# [Short task]
Starting at the first line of the data, please print exactly those lines through the one that holds "from matplotlib.ticker import MultipleLocator", omitting every picture.

# [Provided material]
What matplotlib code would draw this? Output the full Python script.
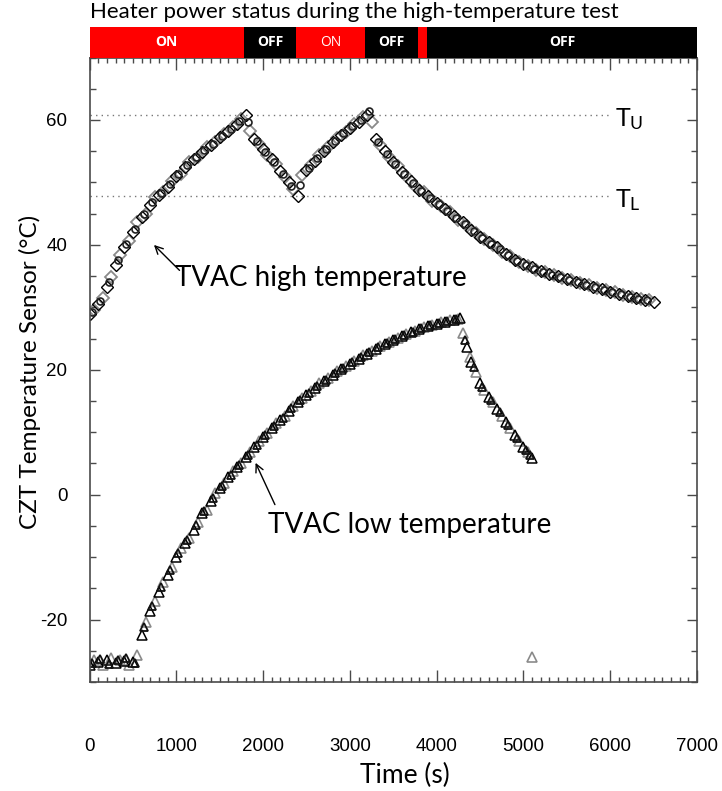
import matplotlib
matplotlib.use("Agg")
import matplotlib.pyplot as plt
from matplotlib.ticker import MultipleLocator

# ---------------- data ----------------
# heater status bar (time boundaries in s)
heater_start = [0, 1780, 2380, 3175, 3785, 3890]
heater_end = [1780, 2380, 3175, 3785, 3890, 7000]
heater_state = ["ON", "OFF", "ON", "OFF", "ON", "OFF"]

# TVAC high temperature test, sensor A (black diamonds)
high_t_a = [0, 100, 200, 300, 400, 500, 600, 700, 800, 900, 1000, 1100, 1200, 1300,
            1400, 1500, 1600, 1700, 1800, 1900, 2000, 2100, 2200, 2300, 2400, 2500,
            2600, 2700, 2800, 2900, 3000, 3100, 3200, 3300, 3400, 3500, 3600, 3700,
            3800, 3900, 4000, 4100, 4200, 4300, 4400, 4500, 4600, 4700, 4800, 4900,
            5000, 5100, 5200, 5300, 5400, 5500, 5600, 5700, 5800, 5900, 6000, 6100,
            6200, 6300, 6400, 6500]
high_T_a = [29.0, 30.6, 33.2, 36.7, 39.6, 42.0, 44.5, 46.4, 48.0, 49.3, 51.0, 52.5, 53.7,
            54.9, 56.0, 57.2, 58.2, 59.4, 60.8, 57.0, 55.3, 53.8, 51.9, 50.0, 47.8, 52.0,
            53.5, 55.0, 56.4, 57.6, 58.7, 59.6, 60.8, 57.0, 55.0, 53.3, 51.7, 50.3, 48.8,
            47.8, 46.7, 45.7, 44.6, 43.6, 42.4, 41.3, 40.5, 39.6, 38.5, 37.5, 36.9, 36.4,
            35.8, 35.3, 35.0, 34.5, 34.1, 33.7, 33.3, 32.9, 32.5, 32.2, 31.8, 31.5, 31.2,
            30.9]

# TVAC high temperature test, sensor B (grey diamonds)
high_t_b = [50, 150, 250, 350, 450, 550, 650, 750, 850, 950, 1050, 1150, 1250, 1350,
            1450, 1550, 1650, 1750, 1850, 1950, 2050, 2150, 2250, 2350, 2450, 2550,
            2650, 2750, 2850, 2950, 3050, 3150, 3250, 3350, 3450, 3550, 3650, 3750,
            3850, 3950, 4050, 4150, 4250, 4350, 4450, 4550, 4650, 4750, 4850, 4950,
            5050, 5150, 5250, 5350, 5450, 5550, 5650, 5750, 5850, 5950, 6050, 6150,
            6250, 6350, 6450]
high_T_b = [29.6, 31.5, 34.8, 38.4, 40.6, 43.6, 44.9, 47.6, 48.4, 50.3, 51.4, 53.3, 54.0,
            55.6, 56.4, 57.7, 58.9, 60.2, 58.3, 56.2, 54.4, 52.9, 50.8, 49.0, 51.2, 52.8,
            54.4, 55.6, 57.1, 58.0, 59.3, 60.4, 59.6, 56.0, 54.0, 52.6, 51.0, 49.4, 48.5,
            47.1, 46.2, 45.2, 44.0, 43.0, 41.9, 41.0, 40.0, 38.9, 38.2, 37.3, 36.6, 36.0,
            35.6, 35.1, 34.7, 34.3, 33.9, 33.5, 33.1, 32.7, 32.4, 32.0, 31.7, 31.4, 31.1]

# TVAC high temperature test, sensor C (black circles)
high_t_c = [25, 125, 225, 325, 425, 525, 625, 725, 825, 925, 1025, 1125, 1225, 1325,
            1425, 1525, 1625, 1725, 1825, 1925, 2025, 2125, 2225, 2325, 2425, 2525,
            2625, 2725, 2825, 2925, 3025, 3125, 3225, 3325, 3425, 3525, 3625, 3725,
            3825, 3925, 4025, 4125, 4225, 4325, 4425, 4525, 4625, 4725, 4825, 4925,
            5025, 5125, 5225, 5325, 5425, 5525, 5625, 5725, 5825, 5925, 6025, 6125,
            6225, 6325, 6425]
high_T_c = [29.3, 31.0, 34.0, 37.5, 40.2, 42.6, 45.0, 46.9, 48.3, 49.7, 51.3, 52.8, 54.0,
            55.2, 56.2, 57.4, 58.6, 59.8, 59.6, 56.6, 54.8, 53.3, 51.4, 49.5, 49.6, 52.3,
            53.9, 55.3, 56.7, 57.9, 59.0, 60.0, 61.4, 56.4, 54.6, 53.0, 51.3, 49.9, 48.6,
            47.5, 46.5, 45.4, 44.3, 43.3, 42.2, 41.1, 40.2, 39.3, 38.3, 37.4, 36.8, 36.2,
            35.7, 35.2, 34.9, 34.4, 34.0, 33.6, 33.2, 32.8, 32.4, 32.1, 31.7, 31.4, 31.2]

# TVAC low temperature test, sensor A (black triangles)
low_t_a = [0, 100, 200, 300, 400, 500, 600, 700, 800, 900, 1000, 1100, 1200, 1300, 1400,
           1500, 1600, 1700, 1800, 1900, 2000, 2100, 2200, 2300, 2400, 2500, 2600, 2700,
           2800, 2900, 3000, 3100, 3200, 3300, 3400, 3500, 3600, 3700, 3800, 3900, 4000,
           4100, 4200, 4270, 4350, 4400, 4500, 4600, 4700, 4800, 4900, 5000, 5100]
low_T_a = [-27.3, -26.8, -26.5, -27.0, -26.7, -26.8, -22.5, -18.7, -15.6, -12.8, -10.0,
           -7.7, -5.6, -3.0, -1.0, 1.0, 2.8, 4.4, 6.0, 7.6, 9.2, 10.6, 12.0, 13.4, 14.8,
           16.0, 17.1, 18.2, 19.2, 20.1, 21.0, 21.8, 22.6, 23.4, 24.1, 24.8, 25.4, 26.0,
           26.5, 27.0, 27.4, 27.7, 28.0, 28.3, 23.6, 21.2, 17.9, 15.7, 13.7, 11.7, 9.6,
           7.6, 5.9]

# TVAC low temperature test, sensor B (grey triangles)
low_t_b = [50, 150, 250, 350, 450, 550, 650, 750, 850, 950, 1050, 1150, 1250, 1350, 1450,
           1550, 1650, 1750, 1850, 1950, 2050, 2150, 2250, 2350, 2450, 2550, 2650, 2750,
           2850, 2950, 3050, 3150, 3250, 3350, 3450, 3550, 3650, 3750, 3850, 3950, 4050,
           4150, 4250, 4300, 4380, 4450, 4550, 4650, 4750, 4850, 4950, 5050, 5100]
low_T_b = [-26.4, -27.2, -26.1, -26.4, -27.2, -25.6, -20.4, -17.0, -14.0, -11.6, -8.6,
           -6.9, -4.4, -2.4, 0.2, 1.8, 3.8, 5.0, 6.9, 8.6, 9.8, 11.4, 12.6, 14.2, 15.4,
           16.6, 17.8, 18.6, 19.8, 20.6, 21.4, 22.3, 23.0, 23.8, 24.5, 25.1, 25.8, 26.2,
           26.8, 27.2, 27.6, 27.9, 28.1, 25.9, 22.0, 19.6, 16.8, 14.8, 12.6, 10.6, 8.6,
           6.8, -26.0]

# TVAC low temperature test, sensor C (black triangles)
low_t_c = [25, 125, 225, 325, 425, 525, 625, 725, 825, 925, 1025, 1125, 1225, 1325, 1425,
           1525, 1625, 1725, 1825, 1925, 2025, 2125, 2225, 2325, 2425, 2525, 2625, 2725,
           2825, 2925, 3025, 3125, 3225, 3325, 3425, 3525, 3625, 3725, 3825, 3925, 4025,
           4125, 4225, 4325, 4425, 4525, 4625, 4725, 4825, 4925, 5025, 5075]
low_T_c = [-26.9, -26.3, -27.1, -26.5, -26.2, -26.9, -21.2, -17.8, -14.8, -12.1, -9.3,
           -7.2, -4.9, -2.6, -0.6, 1.4, 3.2, 4.8, 6.4, 8.0, 9.5, 11.0, 12.3, 13.8, 15.1,
           16.3, 17.4, 18.4, 19.4, 20.3, 21.2, 22.0, 22.8, 23.6, 24.3, 25.0, 25.6, 26.1,
           26.7, 27.1, 27.5, 27.8, 28.2, 24.8, 20.4, 17.3, 15.2, 13.2, 11.2, 9.1, 7.2, 6.3]

T_U = 60.8
T_L = 47.8
ref_end = 6000

xticks = [0, 1000, 2000, 3000, 4000, 5000, 6000, 7000]
yticks = [-20, 0, 20, 40, 60]

# ---------------- figure ----------------
W, H = 722, 791
plt.rcParams['axes.unicode_minus'] = False
plt.rcParams['mathtext.fontset'] = 'custom'
plt.rcParams['mathtext.rm'] = 'Lato'
plt.rcParams['mathtext.it'] = 'Lato'
fig = plt.figure(figsize=(W / 100, H / 100), dpi=100)

label_font = ['Lato', 'DejaVu Sans']
tick_font = ['Liberation Sans', 'DejaVu Sans']
spine_col = '#4a4a4a'

def fx(px):
    return px / W

def fy(py):
    return 1 - py / H

ax = fig.add_axes([fx(89.5), fy(682), fx(697) - fx(89.5), fy(57.5) - fy(682)])
bar = fig.add_axes([fx(89.5), fy(58), fx(697) - fx(89.5), fy(27) - fy(58)])

# heater bar
for i, (s, e, st) in enumerate(zip(heater_start, heater_end, heater_state)):
    col = 'red' if st == 'ON' else 'black'
    bar.axvspan(s, e, color=col, lw=0)
    if e - s > 300:
        bar.text((s + e) / 2, 0.5, st, color='white', ha='center', va='center',
                 fontsize=10, fontweight='normal' if i == 2 else 'bold',
                 family=['Open Sans', 'DejaVu Sans'])
bar.set_xlim(0, 7000)
bar.set_ylim(0, 1)
bar.axis('off')

# reference lines
ax.plot([0, ref_end], [T_U, T_U], ls=(0, (1, 3)), color='#777777', lw=1.0)
ax.plot([0, ref_end], [T_L, T_L], ls=(0, (1, 3)), color='#777777', lw=1.0)

# data
ax.plot(high_t_b, high_T_b, ls='none', marker='D', ms=6.2, mfc='none', mec='#8a8a8a', mew=1.3)
ax.plot(high_t_a, high_T_a, ls='none', marker='D', ms=6.2, mfc='none', mec='black', mew=1.0)
ax.plot(high_t_c, high_T_c, ls='none', marker='o', ms=5.0, mfc='none', mec='#222222', mew=1.2)
ax.plot(low_t_b, low_T_b, ls='none', marker='^', ms=7.0, mfc='none', mec='#8a8a8a', mew=1.2)
ax.plot(low_t_a, low_T_a, ls='none', marker='^', ms=7.0, mfc='none', mec='black', mew=1.1)
ax.plot(low_t_c, low_T_c, ls='none', marker='^', ms=6.0, mfc='none', mec='#111111', mew=1.3)

ax.set_xlim(0, 7000)
ax.set_ylim(-30, 70)
ax.set_xticks(xticks)
ax.set_yticks(yticks)
ax.xaxis.set_minor_locator(MultipleLocator(100))
ax.yaxis.set_minor_locator(MultipleLocator(5))
ax.tick_params(axis='x', which='major', direction='in', length=8.5, width=1.0, color=spine_col,
               top=True, bottom=True, pad=40, labelsize=13.5)
ax.tick_params(axis='x', which='minor', direction='in', length=3.8, width=1.0, color=spine_col,
               top=True, bottom=True)
ax.tick_params(axis='y', which='major', direction='in', length=7.5, width=1.0, color=spine_col,
               left=True, right=True, pad=16, labelsize=13.5)
ax.tick_params(axis='y', which='minor', direction='in', length=4, width=1.0, color=spine_col,
               left=True, right=True)
for lab in ax.get_xticklabels() + ax.get_yticklabels():
    lab.set_family(tick_font)
for sp in ax.spines.values():
    sp.set_color(spine_col)
    sp.set_linewidth(1.2)

# text annotations
ax.text(6050, T_U - 0.6, r'T$_{\mathrm{U}}$', fontsize=18, family=label_font, va='center', ha='left')
ax.text(6050, T_L - 0.6, r'T$_{\mathrm{L}}$', fontsize=18, family=label_font, va='center', ha='left')

ax.annotate('', xy=(720, 40.3), xytext=(1060, 35.6),
            arrowprops=dict(arrowstyle='->', color='black', lw=1.0, mutation_scale=14))
ax.text(985, 34.7, 'TVAC high temperature', fontsize=20, family=label_font,
        va='center', ha='left')
ax.annotate('', xy=(1900, 5.5), xytext=(2150, -2.0),
            arrowprops=dict(arrowstyle='->', color='black', lw=1.0, mutation_scale=14))
ax.text(2056, -4.9, 'TVAC low temperature', fontsize=20, family=label_font,
        va='center', ha='left')

fig.text(fx(90), fy(12), 'Heater power status during the high-temperature test',
         fontsize=16, family=label_font, ha='left', va='center')
fig.text(fx(405), fy(775), 'Time (s)', fontsize=19, family=label_font, ha='center', va='center')
fig.text(fx(30), fy(372), 'CZT Temperature Sensor (°C)', fontsize=17.5, family=label_font,
         ha='center', va='center', rotation=90)

fig.savefig('out.png', dpi=100)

# [Task answer]
What matplotlib code would draw this? Output the full Python script.
import matplotlib
matplotlib.use("Agg")
import matplotlib.pyplot as plt
from matplotlib.ticker import MultipleLocator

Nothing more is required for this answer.